Dama lives in a lovely home in Fairfield, at the end of a very pretty cul-de-sac.
A few days ago Dama helped to organize had a block party (or half-block) so we got to meet some of the very friendly locals-some very interesting people, who have mostly found their way to Victoria from a far.
In meeting up with part of our group for dinner, the stereotype of cyclist being an odd bunch was confirmed.
Anyone who has cycled can attest that for some reason this sport tends to attract people who like to ‘colour outside the lines,’ so to speak.
This bunch doesn’t even seem to hit inside any lines whatsoever.
There are some from Australia, UK, and mostly from Canada, making it not only a colorful, but also colorfully multicultural.
Surprisingly many are of retirement age.
One woman is quite funny; she is very interested in everyone (as we all are) but has a rapid-fire inquisition style of questioning, almost hyperventilating her questions, even asking new ones’ before she’s completed asking the current one.
I haven’t quite figured out how to answer them yet, one at a time, combine them, or what?
I am not sure if she is even interested in the answers; I’ll find out if I start to hear some repeats.
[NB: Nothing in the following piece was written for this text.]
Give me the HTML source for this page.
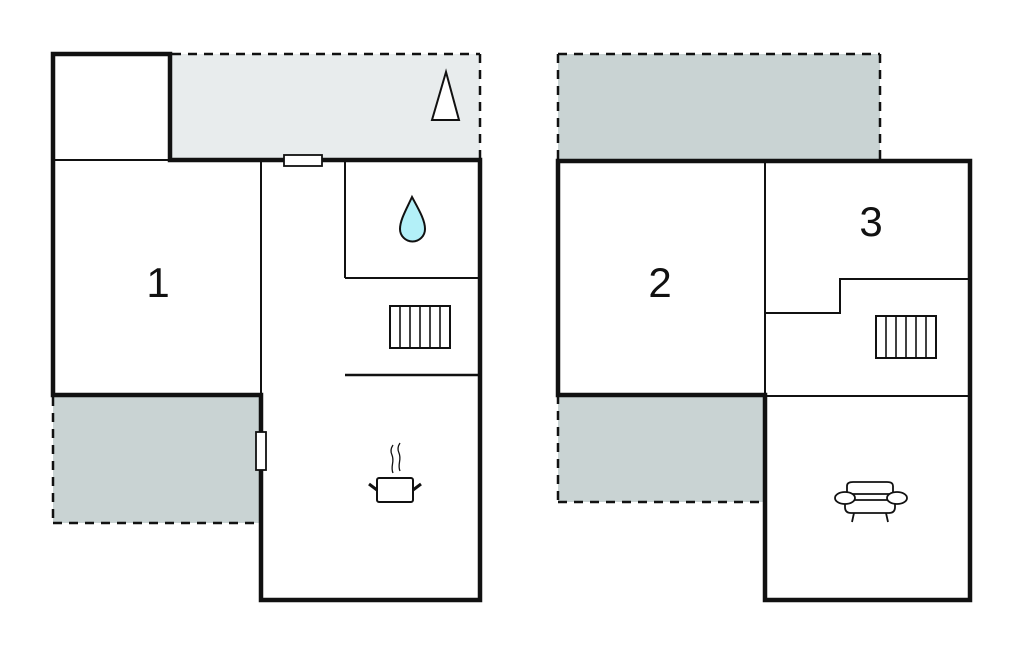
<!DOCTYPE html>
<html><head><meta charset="utf-8"><style>
html,body{margin:0;padding:0;background:#fff;}
svg{display:block;}
text{font-family:"Liberation Sans",sans-serif;font-size:42px;fill:#111;}
</style></head><body>
<svg width="1024" height="652" viewBox="0 0 1024 652" xmlns="http://www.w3.org/2000/svg">
<!-- LEFT PLAN -->
<rect x="170" y="54" width="310" height="106" fill="#e8eced"/>
<rect x="53" y="395" width="208" height="128" fill="#c9d3d3"/>
<g stroke="#111" stroke-width="2.5" stroke-dasharray="9,7" fill="none">
<line x1="172" y1="54" x2="480" y2="54"/>
<line x1="480" y1="54" x2="480" y2="160"/>
<line x1="53" y1="397" x2="53" y2="523"/>
<line x1="53" y1="523" x2="261" y2="523"/>
</g>
<g stroke="#111" stroke-width="4.5" fill="none" stroke-linecap="square">
<polyline points="53,395 53,54 170,54 170,160 480,160 480,600 261,600 261,395 53,395"/>
</g>
<g stroke="#111" stroke-width="2" fill="none">
<line x1="53" y1="160" x2="170" y2="160"/>
<line x1="261" y1="160" x2="261" y2="395"/>
<line x1="345" y1="160" x2="345" y2="278"/>
<line x1="345" y1="278" x2="480" y2="278"/>
</g>
<line x1="345" y1="375" x2="480" y2="375" stroke="#111" stroke-width="2.5"/>
<rect x="284" y="155" width="38" height="11" fill="#fff" stroke="#111" stroke-width="1.8"/>
<rect x="256" y="432" width="10" height="38" fill="#fff" stroke="#111" stroke-width="1.8"/>
<polygon points="446,72 432,120 459,120" fill="#fff" stroke="#111" stroke-width="2"/>
<path d="M412,197 C406,210 400,220 400,229 A12.5,12.5 0 0 0 425,229 C425,220 419,210 412,197 Z" fill="#b3f0f8" stroke="#111" stroke-width="2"/>
<g stroke="#111" stroke-width="1.6" fill="#fff">
<rect x="390" y="306" width="60" height="42" stroke-width="2"/>
<line x1="400" y1="306" x2="400" y2="348"/><line x1="410" y1="306" x2="410" y2="348"/>
<line x1="420" y1="306" x2="420" y2="348"/><line x1="430" y1="306" x2="430" y2="348"/>
<line x1="440" y1="306" x2="440" y2="348"/>
</g>
<g stroke="#111" fill="none">
<rect x="377" y="478" width="36" height="24" rx="2" stroke-width="2"/>
<line x1="369" y1="484" x2="377" y2="490" stroke-width="3"/>
<line x1="413" y1="490" x2="421" y2="484" stroke-width="3"/>
<path d="M393,473 C390,466 395,462 392,455 C390,451 391,448 393,445" stroke-width="1.3"/>
<path d="M400,471 C397,464 402,460 399,453 C397,449 398,446 400,443" stroke-width="1.3"/>
</g>
<text x="158" y="297" text-anchor="middle">1</text>

<!-- RIGHT PLAN -->
<rect x="558" y="54" width="322" height="106" fill="#c9d3d3"/>
<rect x="558" y="395" width="207" height="107" fill="#c9d3d3"/>
<g stroke="#111" stroke-width="2.5" stroke-dasharray="9,7" fill="none">
<line x1="558" y1="54" x2="880" y2="54"/>
<line x1="558" y1="54" x2="558" y2="160"/>
<line x1="880" y1="54" x2="880" y2="160"/>
<line x1="558" y1="502" x2="765" y2="502"/>
<line x1="558" y1="395" x2="558" y2="502"/>
</g>
<g stroke="#111" stroke-width="4.5" fill="none" stroke-linecap="square">
<polyline points="558,395 558,161 970,161 970,600 765,600 765,395 558,395"/>
</g>
<g stroke="#111" stroke-width="2" fill="none">
<line x1="765" y1="161" x2="765" y2="395"/>
<line x1="765" y1="396" x2="970" y2="396"/>
<polyline points="765,313 840,313 840,279 970,279"/>
</g>
<g stroke="#111" stroke-width="1.6" fill="#fff">
<rect x="876" y="316" width="60" height="42" stroke-width="2"/>
<line x1="886" y1="316" x2="886" y2="358"/><line x1="896" y1="316" x2="896" y2="358"/>
<line x1="906" y1="316" x2="906" y2="358"/><line x1="916" y1="316" x2="916" y2="358"/>
<line x1="926" y1="316" x2="926" y2="358"/>
</g>
<g stroke="#111" stroke-width="1.8" fill="#fff">
<path d="M847,494 L847,486 Q847,482 853,482 L887,482 Q893,482 893,486 L893,494 Z"/>
<path d="M845,500 L845,507 Q845,513 851,513 L889,513 Q895,513 895,507 L895,500 Z"/>
<ellipse cx="845" cy="498" rx="10" ry="6"/>
<ellipse cx="897" cy="498" rx="10" ry="6"/>
<line x1="854" y1="513" x2="852" y2="522"/>
<line x1="886" y1="513" x2="888" y2="522"/>
</g>
<text x="660" y="297" text-anchor="middle">2</text>
<text x="871" y="236" text-anchor="middle">3</text>
</svg>
</body></html>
Anyhow, makes for an interesting bunch of people.
We ended up catching up with the group at the shuttle bus stop, and beetle-crawled the rest of the way with the group. I hope we’re not going to ride that slowly for the entire ride, although I think not, as I am sure most people with ride according to their pace.
Today was spent in class, where we learned all about how the Ryder truck will operate, galley duty, (four in a galley, cooking for 27 people every 6 days.)
They provide the food, and a cook book from which we can get recipes from; the food is mostly very carb-rich, with various sauces etc, as far as I can tell.
I am getting practice early, as I drew straws to be ‘galley chief’ so all the chiefs are cooking dinner tonight.
Later that eve:
We are almost packed; I will not likely have internet access for the next couple of days, so sit tight until my next entry!